* **Written task**
Leave out every picture, then output exactly the lines between the ones holding "What matplotlib code" and "from matplotlib.colors import", inclusive, and nothing beyond them.

***** Stored rows

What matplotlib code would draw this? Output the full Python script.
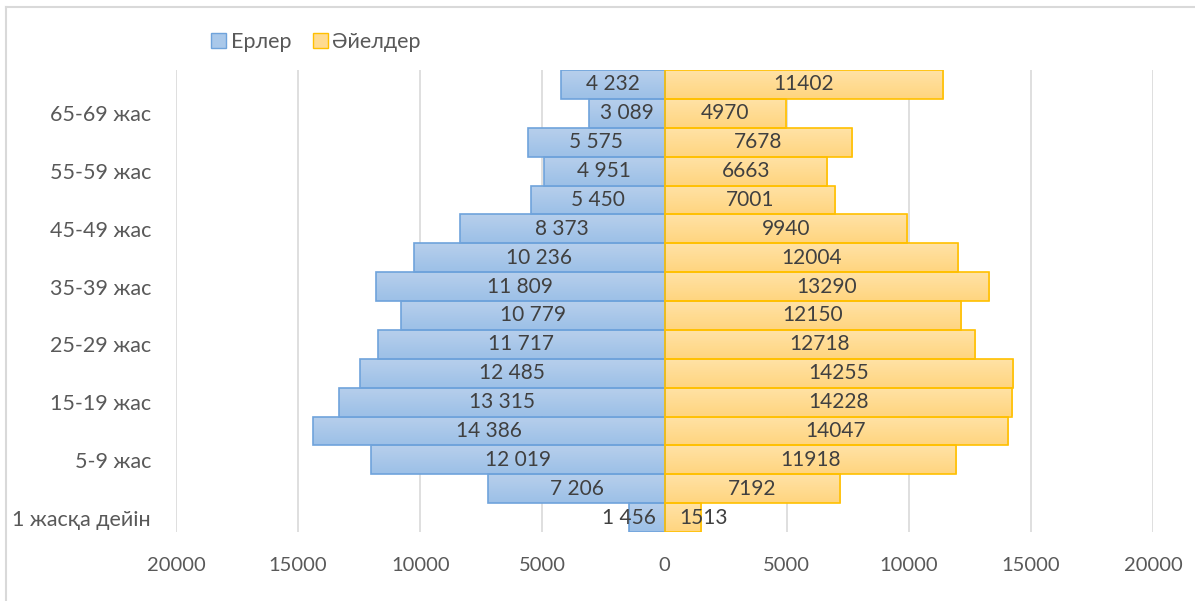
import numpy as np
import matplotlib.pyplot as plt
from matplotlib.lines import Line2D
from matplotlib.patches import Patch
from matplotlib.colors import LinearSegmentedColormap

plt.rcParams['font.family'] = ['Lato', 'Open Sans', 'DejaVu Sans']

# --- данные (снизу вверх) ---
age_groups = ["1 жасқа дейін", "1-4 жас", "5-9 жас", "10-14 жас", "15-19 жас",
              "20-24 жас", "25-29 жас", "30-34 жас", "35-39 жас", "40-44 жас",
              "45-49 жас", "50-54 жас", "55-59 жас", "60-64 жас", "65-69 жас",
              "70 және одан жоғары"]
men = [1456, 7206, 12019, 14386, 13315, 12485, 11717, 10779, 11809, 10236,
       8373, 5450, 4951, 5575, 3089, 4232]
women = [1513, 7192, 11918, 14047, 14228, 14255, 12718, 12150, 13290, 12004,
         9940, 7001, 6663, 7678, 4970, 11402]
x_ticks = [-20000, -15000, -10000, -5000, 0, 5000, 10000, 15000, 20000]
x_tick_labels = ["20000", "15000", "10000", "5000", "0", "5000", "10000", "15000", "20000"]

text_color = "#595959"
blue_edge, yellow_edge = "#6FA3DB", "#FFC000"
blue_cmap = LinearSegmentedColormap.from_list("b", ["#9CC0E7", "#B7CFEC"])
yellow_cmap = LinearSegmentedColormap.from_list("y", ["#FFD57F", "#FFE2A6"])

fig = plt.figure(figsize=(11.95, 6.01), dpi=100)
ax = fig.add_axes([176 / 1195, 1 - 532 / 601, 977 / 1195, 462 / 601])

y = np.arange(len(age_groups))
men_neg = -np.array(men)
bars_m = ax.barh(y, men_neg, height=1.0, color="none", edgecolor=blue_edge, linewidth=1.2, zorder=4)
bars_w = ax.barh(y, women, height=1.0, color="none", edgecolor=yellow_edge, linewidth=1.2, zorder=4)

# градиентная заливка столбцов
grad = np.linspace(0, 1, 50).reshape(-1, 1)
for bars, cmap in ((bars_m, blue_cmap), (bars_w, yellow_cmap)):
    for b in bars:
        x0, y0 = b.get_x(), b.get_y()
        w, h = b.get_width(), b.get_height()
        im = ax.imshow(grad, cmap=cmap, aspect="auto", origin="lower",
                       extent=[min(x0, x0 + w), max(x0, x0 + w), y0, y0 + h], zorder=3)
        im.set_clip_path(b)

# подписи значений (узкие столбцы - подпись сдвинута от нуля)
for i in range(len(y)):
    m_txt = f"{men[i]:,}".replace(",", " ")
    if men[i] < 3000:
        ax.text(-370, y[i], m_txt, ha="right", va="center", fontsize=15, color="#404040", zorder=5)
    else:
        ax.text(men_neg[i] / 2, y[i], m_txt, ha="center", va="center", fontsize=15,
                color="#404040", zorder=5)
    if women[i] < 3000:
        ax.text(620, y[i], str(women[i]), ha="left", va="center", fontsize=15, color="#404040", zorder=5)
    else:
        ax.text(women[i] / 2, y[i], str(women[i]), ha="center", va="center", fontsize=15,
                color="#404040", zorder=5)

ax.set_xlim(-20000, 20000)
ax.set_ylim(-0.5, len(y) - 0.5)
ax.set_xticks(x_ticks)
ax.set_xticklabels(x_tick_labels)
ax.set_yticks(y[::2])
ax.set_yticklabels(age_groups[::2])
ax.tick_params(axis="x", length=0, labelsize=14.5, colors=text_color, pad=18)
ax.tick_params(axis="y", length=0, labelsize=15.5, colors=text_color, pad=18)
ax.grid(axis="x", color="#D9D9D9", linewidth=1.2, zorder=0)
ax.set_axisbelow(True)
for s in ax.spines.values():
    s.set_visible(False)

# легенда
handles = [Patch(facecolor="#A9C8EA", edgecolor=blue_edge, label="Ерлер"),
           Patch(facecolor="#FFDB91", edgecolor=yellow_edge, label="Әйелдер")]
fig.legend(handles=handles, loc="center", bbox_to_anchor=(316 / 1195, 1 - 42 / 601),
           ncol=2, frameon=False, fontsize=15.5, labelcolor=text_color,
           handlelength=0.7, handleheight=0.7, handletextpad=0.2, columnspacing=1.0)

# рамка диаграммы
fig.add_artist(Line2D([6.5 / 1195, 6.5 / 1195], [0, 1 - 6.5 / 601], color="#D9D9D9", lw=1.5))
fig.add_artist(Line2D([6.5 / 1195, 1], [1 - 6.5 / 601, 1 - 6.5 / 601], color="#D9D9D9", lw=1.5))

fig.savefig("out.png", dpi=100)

**********
***** Stored rows

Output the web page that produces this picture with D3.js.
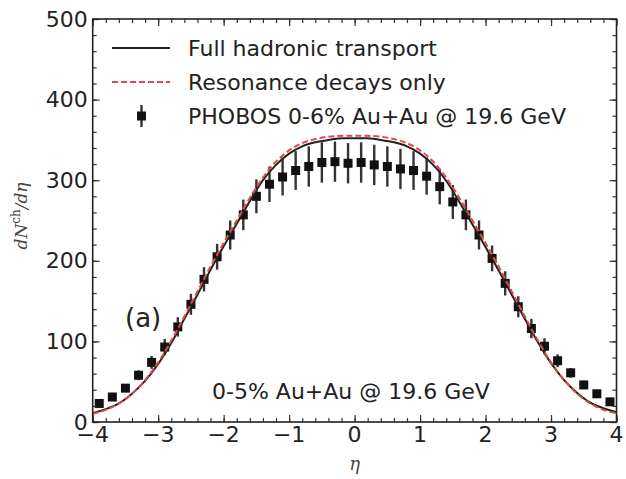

**********
***** Stored rows

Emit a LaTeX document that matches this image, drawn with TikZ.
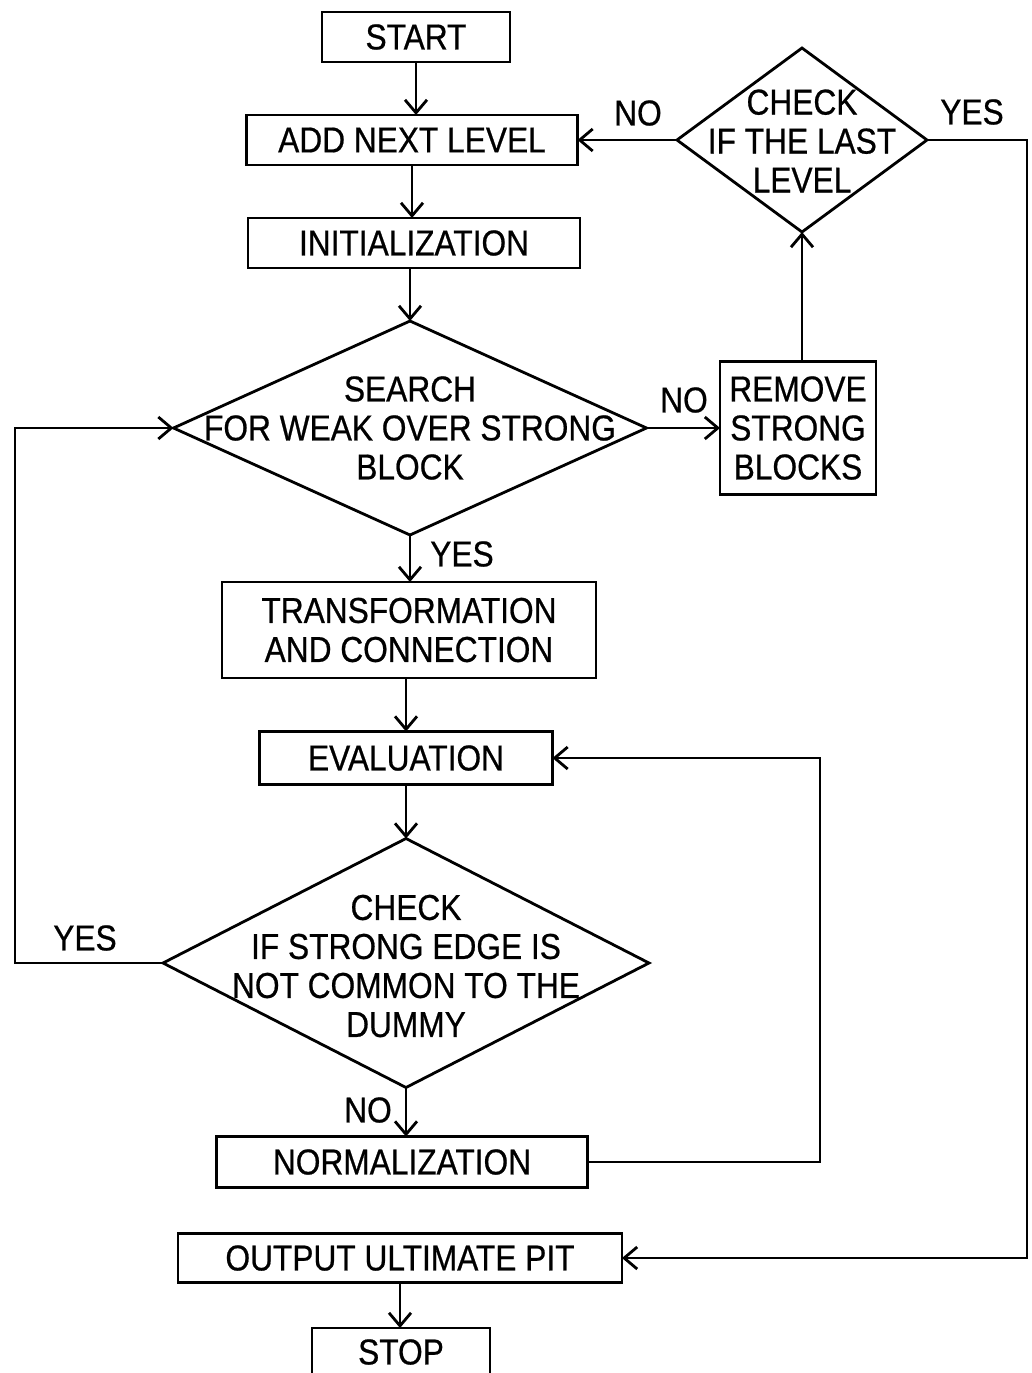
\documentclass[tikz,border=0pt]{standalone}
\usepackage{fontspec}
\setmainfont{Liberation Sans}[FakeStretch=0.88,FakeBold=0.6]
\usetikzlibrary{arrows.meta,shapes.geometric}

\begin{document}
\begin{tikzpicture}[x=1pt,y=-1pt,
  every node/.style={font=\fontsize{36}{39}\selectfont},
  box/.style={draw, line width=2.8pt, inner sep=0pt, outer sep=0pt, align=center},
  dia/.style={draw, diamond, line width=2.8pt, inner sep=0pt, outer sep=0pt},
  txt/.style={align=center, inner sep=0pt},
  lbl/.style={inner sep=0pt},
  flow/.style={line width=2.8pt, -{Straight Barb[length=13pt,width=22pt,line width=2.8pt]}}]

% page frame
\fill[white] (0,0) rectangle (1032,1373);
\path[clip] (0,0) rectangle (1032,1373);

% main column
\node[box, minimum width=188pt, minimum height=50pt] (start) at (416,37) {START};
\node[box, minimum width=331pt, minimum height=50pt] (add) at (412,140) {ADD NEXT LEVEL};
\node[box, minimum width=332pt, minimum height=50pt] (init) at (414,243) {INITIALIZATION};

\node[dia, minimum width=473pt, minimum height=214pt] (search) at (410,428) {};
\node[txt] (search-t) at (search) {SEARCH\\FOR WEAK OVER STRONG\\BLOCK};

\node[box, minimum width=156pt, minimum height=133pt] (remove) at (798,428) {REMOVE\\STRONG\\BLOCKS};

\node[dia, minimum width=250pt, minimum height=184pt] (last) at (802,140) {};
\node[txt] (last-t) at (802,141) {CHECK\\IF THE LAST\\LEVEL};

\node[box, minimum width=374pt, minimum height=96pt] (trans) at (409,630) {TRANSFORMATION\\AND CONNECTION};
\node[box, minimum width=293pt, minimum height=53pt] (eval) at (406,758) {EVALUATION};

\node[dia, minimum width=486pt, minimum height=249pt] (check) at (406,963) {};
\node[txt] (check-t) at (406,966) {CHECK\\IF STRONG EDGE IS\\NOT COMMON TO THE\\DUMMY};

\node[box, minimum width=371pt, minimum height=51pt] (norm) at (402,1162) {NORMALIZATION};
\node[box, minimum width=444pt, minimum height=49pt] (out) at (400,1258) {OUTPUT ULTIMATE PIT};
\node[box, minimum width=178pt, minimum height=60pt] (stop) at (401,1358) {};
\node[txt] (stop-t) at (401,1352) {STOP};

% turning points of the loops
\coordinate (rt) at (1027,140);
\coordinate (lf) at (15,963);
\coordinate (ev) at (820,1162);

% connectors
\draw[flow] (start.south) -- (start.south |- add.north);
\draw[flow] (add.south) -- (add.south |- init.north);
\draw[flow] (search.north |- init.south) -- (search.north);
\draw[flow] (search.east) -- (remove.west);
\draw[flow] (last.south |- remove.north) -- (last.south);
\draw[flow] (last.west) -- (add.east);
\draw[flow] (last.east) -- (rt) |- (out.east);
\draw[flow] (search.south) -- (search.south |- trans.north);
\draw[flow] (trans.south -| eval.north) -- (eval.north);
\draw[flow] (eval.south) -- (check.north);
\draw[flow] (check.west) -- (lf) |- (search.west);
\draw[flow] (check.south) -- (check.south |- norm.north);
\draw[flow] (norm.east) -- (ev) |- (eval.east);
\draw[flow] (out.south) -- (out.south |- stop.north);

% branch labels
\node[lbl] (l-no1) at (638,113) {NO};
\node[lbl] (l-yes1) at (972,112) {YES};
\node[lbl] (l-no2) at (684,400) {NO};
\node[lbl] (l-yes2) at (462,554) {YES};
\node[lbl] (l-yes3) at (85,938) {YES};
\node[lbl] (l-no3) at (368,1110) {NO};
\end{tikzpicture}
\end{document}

**********

* **Solution for this exercise**
What matplotlib code would draw this? Output the full Python script.
import numpy as np
import matplotlib.pyplot as plt
from matplotlib.lines import Line2D
from matplotlib.patches import Patch
from matplotlib.colors import LinearSegmentedColormap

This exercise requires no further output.